I asked Andrew about some real-life examples of companies that have successfully deployed agentic systems. He first talked about a support portal: “They introduced a unified colleague support portal with voice and digital invocation, proactive broadcasts and guided SOP search. They connected systems of record and began building the intelligent layer fronting all channels, applying early triage to identify trends and fast automations but filtering and prioritising contacts based on context and business rules. Agentic-based Agent Assist now prepares context, improves routing and removes repetitive steps. Simple autonomous flows handle routine queries. The intelligent layer tracks trends for proactive care. This is an ongoing evolution where the operation becomes more stable, intelligent and proactive each month, not a completed transformation. Over time there will be a rebalancing of human agents and Agentic autonomy which, as work is progressively automated and eSAT goes up, will also reduce attrition of staff, thereby achieving the business case ROI.”
He also described a very interesting idea, sales agents watching the market for triggers that demonstrate a company is looking to buy services.
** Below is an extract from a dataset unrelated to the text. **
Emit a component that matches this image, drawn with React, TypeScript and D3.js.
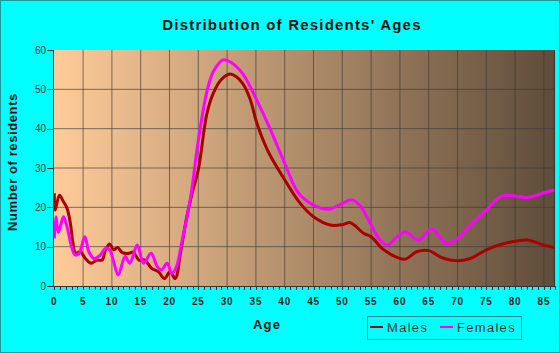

He said: “A global tech provider implemented an orchestrated multi – Agentic (50+ agents) sales engine to harvest thousands of market triggers to identify buying flags. Each night the system surfaces a prioritised set of companies to the sales leader with insights and rational to follow as they approach those companies in the prioritised order. The results have generated in excess of $200m net new revenue since going live.”
I asked Andrew about the idea of an ‘AI winter…’ What happens if AI research slows down because the technology companies find they are struggling to generate revenue?
Andrew said it’s better to look inside your own organisation rather than worrying about what is happening in San Francisco. He said: “The shift that matters is not external. It is internal. The real change happens when companies start thinking and behaving differently. There will always be new, clever AI. That pace will not stop now, its self perpetuating. But the real value comes from how organisations choose to apply it, how they redesign their operations and how they develop their people to work in a more intelligent way.”
He also added: “In many ways, a slowdown may actually help. It gives leaders time to breathe, time to learn and time to choose the right approach rather than chasing the next shiny tool. The noise softens and the thinking sharpens.”
Andrew is suggesting that the possible AI winter is just a media headline and we should really be focused on what our companies could look like if they are designed around knowledge.
The evolution is possible, but it will take evangelists like Andrew to really push at the door of experienced business leaders who are yet to see the opportunity.
Let’s face it, in most companies the marketing team doesn’t even let the customer service team know when a promotion is running. We need to rewire the enterprise so information is available to everyone who needs it – human or AI.
As the number of successful case studies increases, I think we will hear more about agentic – it is the new wave of transformation that will take us into the next decade.